Prudent to Pray: 007’s Latest
No Time to Die is the last of the cinematic incarnations of James Bond personified by Daniel Craig. In some ways, it’s a sequel to its most immediate predecessor, Spectre(2015), and includes several returning actors/characters from that film: Léa Seydoux as 007’s love interest (the only “Bond Girl” ever to reprise her role) and Christoph Waltz as archvillain Ernst Stavro Blofeld.
It’s another rollicking adventure and a fitting conclusion to Mr. Craig’s 16-year run as the most famous and notorious MI6 operative of them all. I suppose I’ll always think of Sean Connery as the best Bond, but Daniel Craig is second-best and a close second at that.

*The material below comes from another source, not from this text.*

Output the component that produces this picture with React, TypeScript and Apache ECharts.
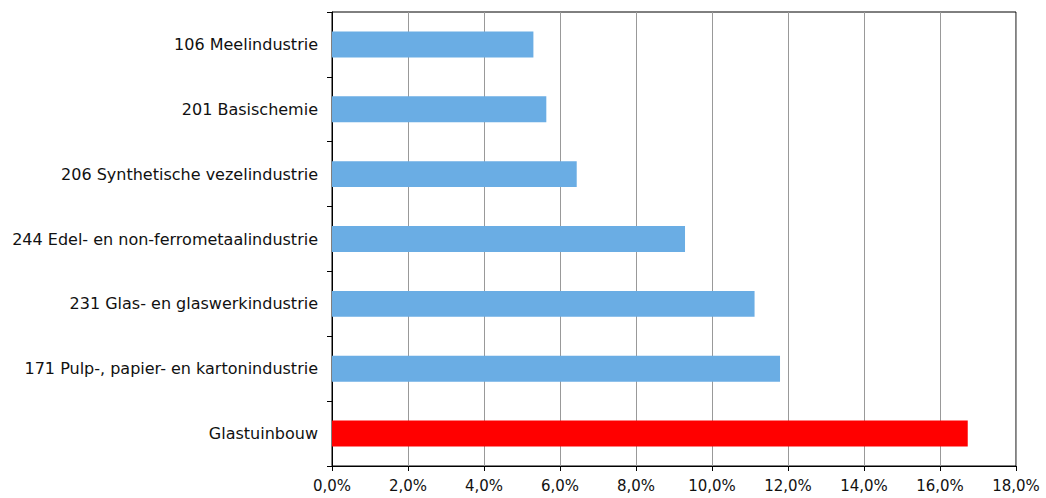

I’d rank Connery’s performance in Goldfinger (1964) as the best followed by Craig’s in Casino Royale (2006). That’s also the way I’d rank the films themselves, except in reverse.
The five Bond movies with Craig have given us a 007 with a somewhat richer psychological profile. He falls in love and suffers for it. First, it’s Vesper Lynd (Eva Green) in Casino Royale and, last, it’s Madeleine Swann (Miss Seydoux). Now in his 50s, it’s not hard for Mr. Craig’s Bond to seem worn down by his life as a secret agent. He’s a man who wants out, as was starting to become apparent in Skyfall, high on my list of favorite Bond movies.
In that 2012 film, Bond escapes with MI6 head “M” (played by Judy Dench) – to his eponymous ancestral home in Scotland. It turns out Skyfall has a priest door (and tunnel), a place where – during the Reformation, when Catholic clergy faced death in England, Wales, and Scotland – a recusant family could hide a priest. Bond escapes pursuers via that 16th-century tunnel. M dies in Skyfall’s chapel. Bond, of course, survives.